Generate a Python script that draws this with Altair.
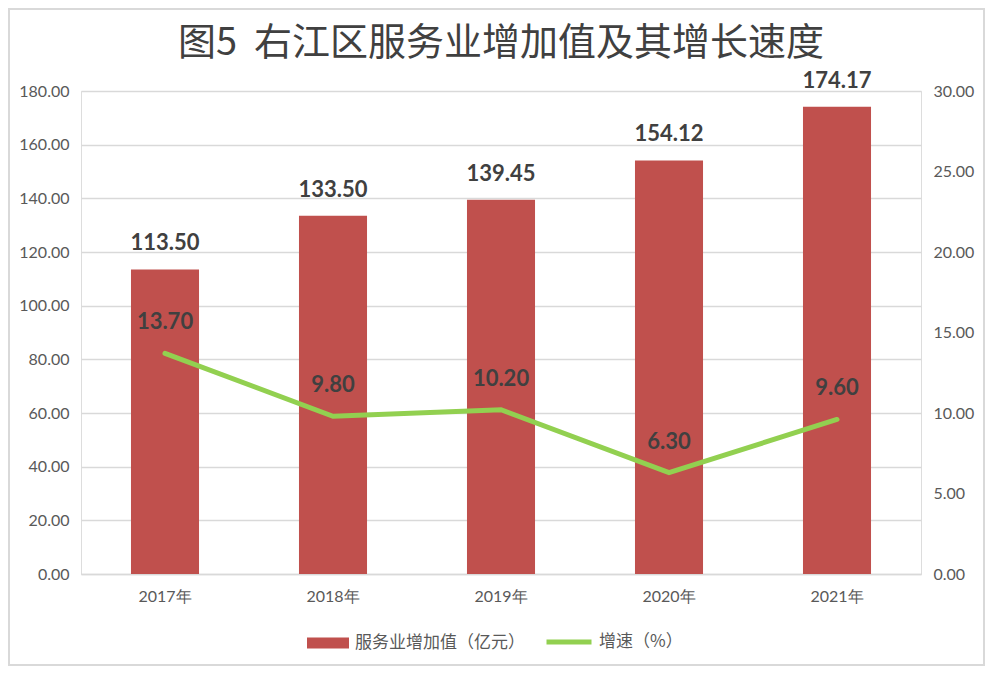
import altair as alt
import pandas as pd

years = ["2017年", "2018年", "2019年", "2020年", "2021年"]
value_added = [113.50, 133.50, 139.45, 154.12, 174.17]
growth = [13.70, 9.80, 10.20, 6.30, 9.60]
bar_name = "服务业增加值（亿元）"
line_name = "增速（%）"
left_ticks = [0, 20, 40, 60, 80, 100, 120, 140, 160, 180]
right_ticks = [0, 5, 10, 15, 20, 25, 30]

df = pd.DataFrame({
    "year": years,
    "value": value_added,
    "growth": growth,
    "s1": [bar_name] * len(years),
    "s2": [line_name] * len(years),
})

W, H = 840, 483
PL, PT, PR, PB = 73, 83, 64, 92

TXT = "#404040"
LBL = "#595959"
GRID = "#D9D9D9"

x_enc = alt.X(
    "year:N", sort=years,
    scale=alt.Scale(paddingInner=0.595, paddingOuter=0.2975),
    axis=alt.Axis(title=None, labelAngle=0, ticks=False, domain=True,
                  domainColor=GRID, domainWidth=1.5, labelPadding=14,
                  labelFont="Lato", labelFontSize=16, labelColor=LBL, grid=False),
)

y_left = alt.Y(
    "value:Q",
    scale=alt.Scale(domain=[0, 180], nice=False, zero=True),
    axis=alt.Axis(title=None, values=left_ticks, format=".2f", ticks=False, domain=False,
                  grid=True, gridColor=GRID, gridWidth=1.5, labelPadding=12,
                  labelFont="Lato", labelFontSize=16, labelColor=LBL, orient="left"),
)

y_right = alt.Y(
    "growth:Q",
    scale=alt.Scale(domain=[0, 30], nice=False, zero=True),
    axis=alt.Axis(title=None, values=right_ticks, format=".2f", ticks=False, domain=False,
                  grid=False, labelPadding=12,
                  labelFont="Lato", labelFontSize=16, labelColor=LBL, orient="right"),
)

base = alt.Chart(df)

bars = base.mark_bar().encode(
    x=x_enc,
    y=y_left,
    color=alt.Color(
        "s1:N",
        scale=alt.Scale(domain=[bar_name], range=["#C0504D"]),
        legend=alt.Legend(title=None, orient="none", legendX=226, legendY=531,
                          symbolType="M-1,-0.26H1V0.26H-1Z", symbolSize=1764,
                          symbolStrokeWidth=0, symbolOpacity=1, labelLimit=400,
                          labelFont="Noto Sans CJK SC", labelFontSize=17,
                          labelColor=LBL, labelOffset=6),
    ),
)

bar_text = base.mark_text(
    font="Lato", fontSize=22, fontWeight="bold", color=TXT,
    baseline="alphabetic", dy=-19,
).encode(
    x=alt.X("year:N", sort=years),
    y=alt.Y("value:Q"),
    text=alt.Text("value:Q", format=".2f"),
)

line = base.mark_line(strokeWidth=5, strokeCap="round").encode(
    x=alt.X("year:N", sort=years),
    y=y_right,
    color=alt.Color(
        "s2:N",
        scale=alt.Scale(domain=[line_name], range=["#92D050"]),
        legend=alt.Legend(title=None, orient="none", legendX=463, legendY=526,
                          symbolType="stroke", symbolSize=2025, symbolStrokeWidth=5,
                          labelLimit=400,
                          labelFont="Noto Sans CJK SC", labelFontSize=17,
                          labelColor=LBL, labelOffset=5),
    ),
)

line_text = base.mark_text(
    font="Lato", fontSize=22, fontWeight="bold", color=TXT,
    baseline="alphabetic", dy=-24,
).encode(
    x=alt.X("year:N", sort=years),
    y=alt.Y("growth:Q"),
    text=alt.Text("growth:Q", format=".2f"),
)

border = alt.Chart(pd.DataFrame({"b": [0]})).mark_rect(
    fill="transparent", stroke=GRID, strokeWidth=2
).encode(
    x=alt.value(-PL + 1), x2=alt.value(W + PR - 1),
    y=alt.value(-PT + 1), y2=alt.value(H + PB - 1),
)

left_layer = alt.layer(bars, bar_text)
right_layer = alt.layer(line, line_text)

chart = alt.layer(left_layer, right_layer, border).resolve_scale(
    y="independent", color="independent"
).properties(
    width=W, height=H,
    padding={"left": PL, "top": PT, "right": PR, "bottom": PB},
    autosize=alt.AutoSizeParams(type="none"),
    title=alt.TitleParams(
        "图5\u00a0\u00a0右江区服务业增加值及其增长速度",
        font="Noto Sans CJK SC", fontSize=38, fontWeight="normal", color=TXT,
        anchor="middle", offset=-55,
    ),
).configure_view(stroke=None).configure(background="white")

chart.save("out.html", embed_options={"renderer": "svg", "actions": False})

○ ○ ○ ○

Work to complete: Reproduce the material above exactly, first line through the line that contains "base = alt.Chart(df)", minus the pictures.

Expected output:
Generate a Python script that draws this with Altair.
import altair as alt
import pandas as pd

years = ["2017年", "2018年", "2019年", "2020年", "2021年"]
value_added = [113.50, 133.50, 139.45, 154.12, 174.17]
growth = [13.70, 9.80, 10.20, 6.30, 9.60]
bar_name = "服务业增加值（亿元）"
line_name = "增速（%）"
left_ticks = [0, 20, 40, 60, 80, 100, 120, 140, 160, 180]
right_ticks = [0, 5, 10, 15, 20, 25, 30]

df = pd.DataFrame({
    "year": years,
    "value": value_added,
    "growth": growth,
    "s1": [bar_name] * len(years),
    "s2": [line_name] * len(years),
})

W, H = 840, 483
PL, PT, PR, PB = 73, 83, 64, 92

TXT = "#404040"
LBL = "#595959"
GRID = "#D9D9D9"

x_enc = alt.X(
    "year:N", sort=years,
    scale=alt.Scale(paddingInner=0.595, paddingOuter=0.2975),
    axis=alt.Axis(title=None, labelAngle=0, ticks=False, domain=True,
                  domainColor=GRID, domainWidth=1.5, labelPadding=14,
                  labelFont="Lato", labelFontSize=16, labelColor=LBL, grid=False),
)

y_left = alt.Y(
    "value:Q",
    scale=alt.Scale(domain=[0, 180], nice=False, zero=True),
    axis=alt.Axis(title=None, values=left_ticks, format=".2f", ticks=False, domain=False,
                  grid=True, gridColor=GRID, gridWidth=1.5, labelPadding=12,
                  labelFont="Lato", labelFontSize=16, labelColor=LBL, orient="left"),
)

y_right = alt.Y(
    "growth:Q",
    scale=alt.Scale(domain=[0, 30], nice=False, zero=True),
    axis=alt.Axis(title=None, values=right_ticks, format=".2f", ticks=False, domain=False,
                  grid=False, labelPadding=12,
                  labelFont="Lato", labelFontSize=16, labelColor=LBL, orient="right"),
)

base = alt.Chart(df)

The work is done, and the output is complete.